写诗出律不可怕,丢失了最起码的是非观,才是最惨不忍睹的情况。写诗不合格律,改合律就是了,然而今人却是文饰之辞何其多也。事实上,在学诗这条路上,再也没有比掌握格律更简单的事情了,一两个小时的学习即能解决,接着需要做的事情,便是在阅读古人作品的时候注意核对格律,久之便于格律问题豁然无碍。
在今日常见的景象却是,许多学者或诗人一而再、再而三地强调要遵循格律,然而在另一边厢,一些享有巨大社会声誉的人,把一些不合规则的诗摆放出来,赚取世人点赞无数。你一说格律有问题,马上有人维护对方说:格律只不过是形式,形式应该与时俱进,意境、韵味才是最重要的。
这种声音,非但没有让人看出有什么意境或韵味,反而将说话者身上那股蔑弃规则的流氓气概展露无遗。当事不关己的时候,这些人可以大力挞伐、嘲讽那些不遵守规则的人,然而反观其人,却随时在藐视世间的规则。人一不小心就会成为自己鄙视的那种人,这真是一句警世名言。

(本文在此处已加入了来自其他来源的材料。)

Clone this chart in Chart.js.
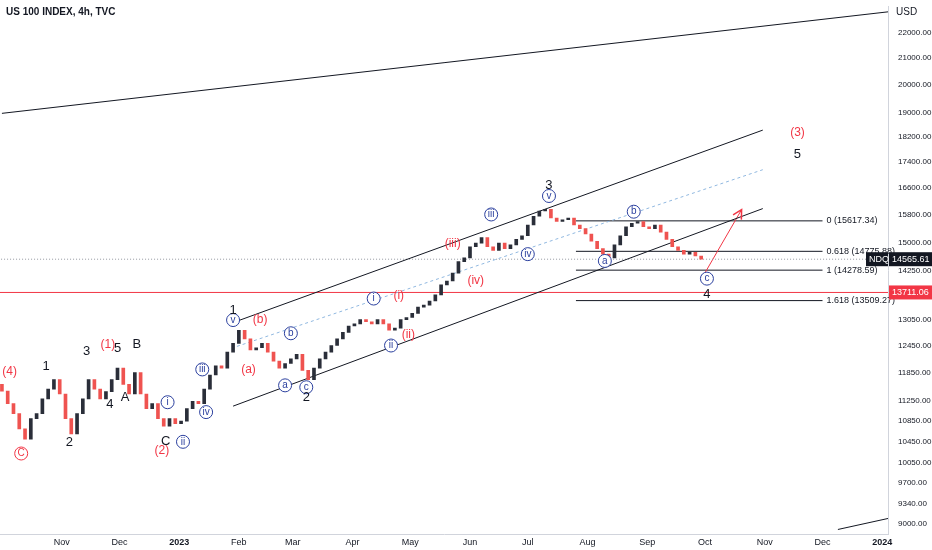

每一种文体,都有它的规则。我们看到,即便是对韵部要求比较宽松的古体诗,也有一些必须遵守的规则,比如不能平仄通押。一个人写古体诗,文字的“意境”再高,也不能平仄通押。若是作者非要如此不可,那么可以去填词,例如《西江月》这个词牌,就是规定要平仄通押的。
在体育场上,没有人会反对这种说法:玩篮球不能用脚,用脚请去足球场。然而在今天的诗词圈里,你一谈类似的规则问题,则一定会有人出来抵制。可堪浩叹。